Leri Khabelov

Medal record

Men's freestyle wrestling

Olympic Games

Representing Unified Team

Representing Soviet Union

World Championships

Representing Soviet Union

World Championships

Representing Russia

= Leri Khabelov =

Georgian politician and wrestler

Leri Khabelov (ლერი ხაბელოვი, Лери Габрелович Хабелов) (born 5 July 1964) is a Georgian politician and a retired wrestler, formerly a Soviet Olympic champion in Freestyle wrestling. In 2012, he was elected to the Parliament of Georgia on a ticket of the Georgian Dream party.

==Sport career==
An ethnic Ossetian, Leri Khabelov was born in Tbilisi, then-Soviet Georgia in 1964. His achievements included being the Champion of the XXV Olympic Games (1992 Barcelona), second-prize winner of the XXIV Olympic Games (1988 Seoul), five-fold World Champion (1985, 1987, 1990, 1991, 1993) and third-prize winner (1995), four-fold European Champion (1985, 1987, 1988, 1992), winner of the World Cup (1991), World Champion among boys (1982)and youths (1983), three-fold Champion of the USSR (1985, 1987, 1988), Champion of the IX USSR Peoples Spartaciads (1986).

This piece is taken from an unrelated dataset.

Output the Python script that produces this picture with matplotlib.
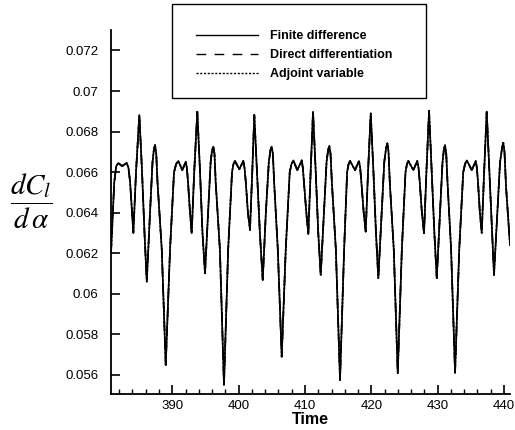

From 1993 to 1996, he contested for the Russian Federation. For his contribution to the sports, he has been granted the title of Honored Master of Sports by the Soviet Union and the Vakhtang Gorgasali Order, 2nd Class, and the Order of Honor by Georgia. He has been a vice-president of the Georgian National Olympic Committee from 2000 to 2007 and deputy chairman of the Sports Department of Georgia from 1998 to 2004. Khabelov is the President of the Georgian National Olympic Association and National Olympians Association.

==Political career==
Leri Khabelov became involved in the Georgian politics in 2008, when he ran, unsuccessfully, in the parliamentary election on a ticket of the opposition Republican Party of Georgia . In 2012, he joined the new opposition party Georgian Dream spearheaded by the tycoon Bidzina Ivanishvili. He was elected to the Parliament in the October 1, 2012 election and became a chairman of the parliamentary Committee for Sport and Youth Affairs on October 21, 2012.